On September 8, 1930, a faction of the national army, led by General José F. Uriburu, staged a coup with the support of the population, and Uriburu assumed the presidency. Uriburu was a hard-liner who banned the still-popular UCR from political participation, annulled provincial elections when his candidates weren't elected, and supported paramilitary groups that violently broke up strikes and attacked foreigners. He quickly became very unpopular, and a more moderate faction of the national army moved to undermine and isolate him, organizing a national election in 1932 that gave the presidency to General Agustín Justo, the leader of the army moderates. Justo drew support from the three main political parties left - the PDN (Partido Democrático Nacional, or National Democratic Party), which had replaced the old PAN, the Anti-Personalist Radicals, a faction of the UCR that had broken away from Yrigoyen's dominance of the party, and the Independent Socialists.
Over the next decade, these three parties, who agreed on almost every policy and issue, formed a regime known as the Concordancia (by its supporters) or the Década Infame (Infamous Decade, as the parties' critics called it). The coalition primarily focused on maintaining power, largely through electoral fraud, and salvaging Argentina's economy over the next few years.
The Great Depression hit Argentina hard, and made Argentines freshly aware of how dependent the economy was on foreign trade.
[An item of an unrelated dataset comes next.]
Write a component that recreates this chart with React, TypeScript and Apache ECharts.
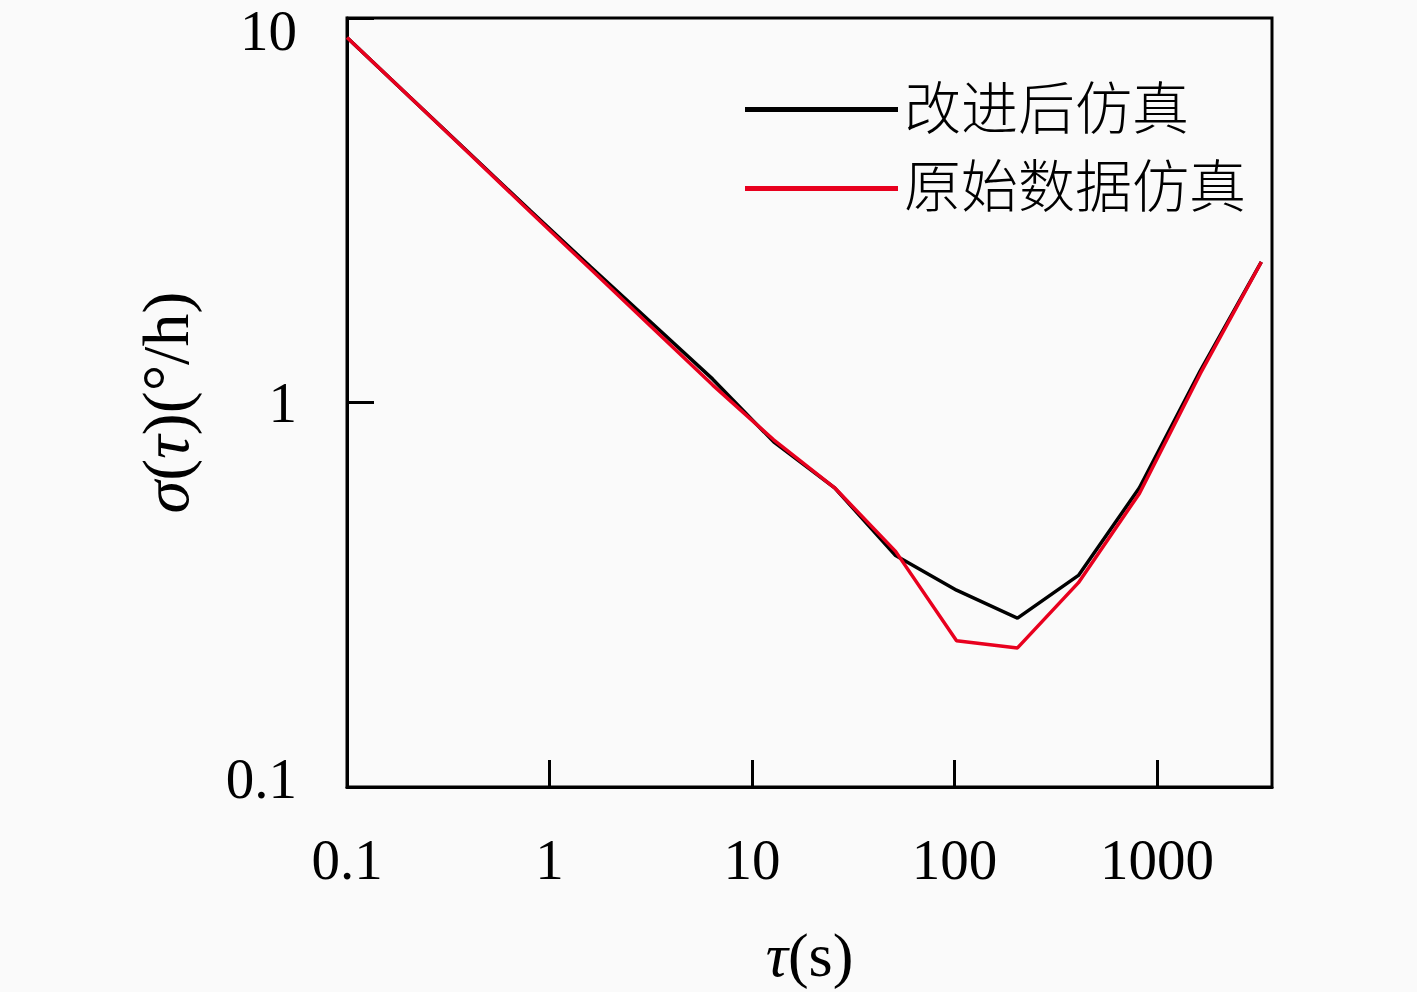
import React, { useEffect, useRef } from "react";
import * as echarts from "echarts";

const tauValues = [0.1, 0.2, 0.4, 0.8, 1.6, 3.2, 6.4, 12.8, 25.6, 51.2, 102.4, 204.8, 409.6, 819.2, 1638.4, 3276.8];
const improvedSigma = [8.9, 6.3, 4.46, 3.16, 2.25, 1.61, 1.15, 0.79, 0.6, 0.4, 0.325, 0.275, 0.355, 0.6, 1.21, 2.32];
const originalSigma = [8.9, 6.3, 4.45, 3.14, 2.22, 1.57, 1.11, 0.8, 0.6, 0.41, 0.24, 0.23, 0.34, 0.58, 1.19, 2.32];
const seriesNames = ["改进后仿真", "原始数据仿真"];

const serif = "'Liberation Serif', 'DejaVu Serif', serif";
const cjk = "'Noto Sans CJK SC', sans-serif";

export default function App() {
  const ref = useRef<HTMLDivElement>(null);
  useEffect(() => {
    document.body.style.margin = "0";
    const chart = echarts.init(ref.current!, null, { renderer: "svg" });
    const fmt = (v: number) => String(Math.round(v * 1000) / 1000);
    const labelFont = { fontFamily: serif, fontSize: 57, color: "#000" };
    const nameFont = { fontFamily: serif, fontSize: 62, color: "#000" };
    const yNameFont = { fontFamily: serif, fontSize: 66, color: "#000" };
    const legendFont = { fontFamily: cjk, fontSize: 57, fontWeight: 300, color: "#000" };
    chart.setOption({
      animation: false,
      backgroundColor: "#fafafa",
      grid: {
        left: 347,
        right: 145,
        top: 18,
        bottom: 205,
        show: true,
        borderColor: "#000",
        borderWidth: 3,
        containLabel: false,
        outerBoundsMode: "none",
      },
      legend: {
        orient: "vertical",
        left: 740,
        top: 70,
        icon: "rect",
        itemWidth: 153,
        itemHeight: 5,
        itemGap: 10,
        formatter: (name: string) => "{a|" + name + "}",
        textStyle: {
          ...legendFont,
          lineHeight: 64,
          rich: { a: { ...legendFont, lineHeight: 64, padding: [0, 0, 12, 1] } },
        },
        data: seriesNames,
      },
      xAxis: {
        type: "log",
        logBase: 10,
        min: 0.1,
        max: 3700,
        name: "{i|τ}(s)",
        nameLocation: "middle",
        nameGap: 137,
        nameTextStyle: {
          ...nameFont,
          rich: { i: { ...nameFont, fontStyle: "italic" } },
        },
        axisLine: { show: true, lineStyle: { color: "#000", width: 3 } },
        axisTick: { show: true, inside: true, length: 27, lineStyle: { color: "#000", width: 3 } },
        axisLabel: { ...labelFont, margin: 44, formatter: fmt, showMaxLabel: false },
        splitLine: { show: false },
        minorTick: { show: false },
      },
      yAxis: {
        type: "log",
        logBase: 10,
        min: 0.1,
        max: 10,
        name: "{i|σ}({i|τ})(°/h)",
        nameLocation: "middle",
        nameGap: 149,
        nameTextStyle: {
          ...yNameFont,
          rich: { i: { ...yNameFont, fontStyle: "italic" } },
        },
        axisLine: { show: true, lineStyle: { color: "#000", width: 3 } },
        axisTick: { show: true, inside: true, length: 27, lineStyle: { color: "#000", width: 3 } },
        axisLabel: {
          ...labelFont,
          margin: 50,
          formatter: (v: number) => {
            const s = fmt(v);
            if (v >= 9.99) return "{t|" + s + "}";
            if (v <= 0.101) return "{b|" + s + "}";
            return s;
          },
          rich: {
            t: { ...labelFont, lineHeight: 18, padding: [25, 0, 0, 0] },
            b: { ...labelFont, padding: [0, 0, 18, 0] },
          },
        },
        splitLine: { show: false },
      },
      series: [
        {
          name: seriesNames[0],
          type: "line",
          symbol: "none",
          data: tauValues.map((t, i) => [t, improvedSigma[i]]),
          lineStyle: { color: "#000", width: 3.5 },
          itemStyle: { color: "#000" },
          z: 2,
        },
        {
          name: seriesNames[1],
          type: "line",
          symbol: "none",
          data: tauValues.map((t, i) => [t, originalSigma[i]]),
          lineStyle: { color: "#e8001e", width: 3.5 },
          itemStyle: { color: "#e8001e" },
          z: 3,
        },
      ],
    });
    return () => chart.dispose();
  }, []);
  return <div ref={ref} style={{ width: 1417, height: 992 }} />;
}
In response, Argentina increasingly embraced economic nationalism, and as farmers and ranchers changed and modernized their production methods to make up for lost revenue from the Great Depression, cutting the size of the needed workforce, the government increasingly promoted national industrialization. The country became increasingly urbanized as former farm and ranch workers migrated to the cities to work in factories and domestic industry. At the same time, the Depression more or less halted immigration from Europe to Argentina, which meant native-born Argentines increasingly replaced European immigrants as the main source of labor. Criollos increased their numbers in urban society, adding the mix of cultural and racial tensions in the cities.
Eventually, Argentina was able to recover somewhat economically - domestic industry expanded, and conditions abroad (particularly the American "Dust Bowl" increased the market for Argentine agricultural products. In 1938, a civilian president, Roberto Ortiz, took charge of the government once again. But then things fell apart again - the drought in the U.S. ended and agricultural output there increased, causing agricultural exports from Argentina to again decline.
Furthermore, World War II broke out in Europe, further causing a decline in foreign trade and cutting Argentina off from Europe as submarine patrols interfered with Atlantic shipping. In addition, the U.S. was pushing for the Western hemisphere to declare war against the Axis. While the rest of Latin America did so in 1942, Argentina did not - the U.S. had blocked Argentine goods from American markets for decades, and the Argentine government saw few advantages in siding with the U.S. during the war. In addition, many officers in the national army were pro-fascist, as German doctrine was part of the standard officer training. As Argentina equivocated, attempting to stay neutral in the war, the U.S. began to accuse the government of being pro-Nazi and began to provide economic and military aid to Argentina's neighbors, sparking fear in Argentina that military conflict with their neighbors would break out. Nationalist fervor heightened accordingly.
1943 was another presidential election year, and it seemed that the Concordancia was planning to rig the election yet again in favor of a PDN member of the landed elite, Robustiano Patrón Costas, who was pro-Allies. The radicals and the nationalists, and the country in general, was disillusioned with the Concordancia, and ready for a change.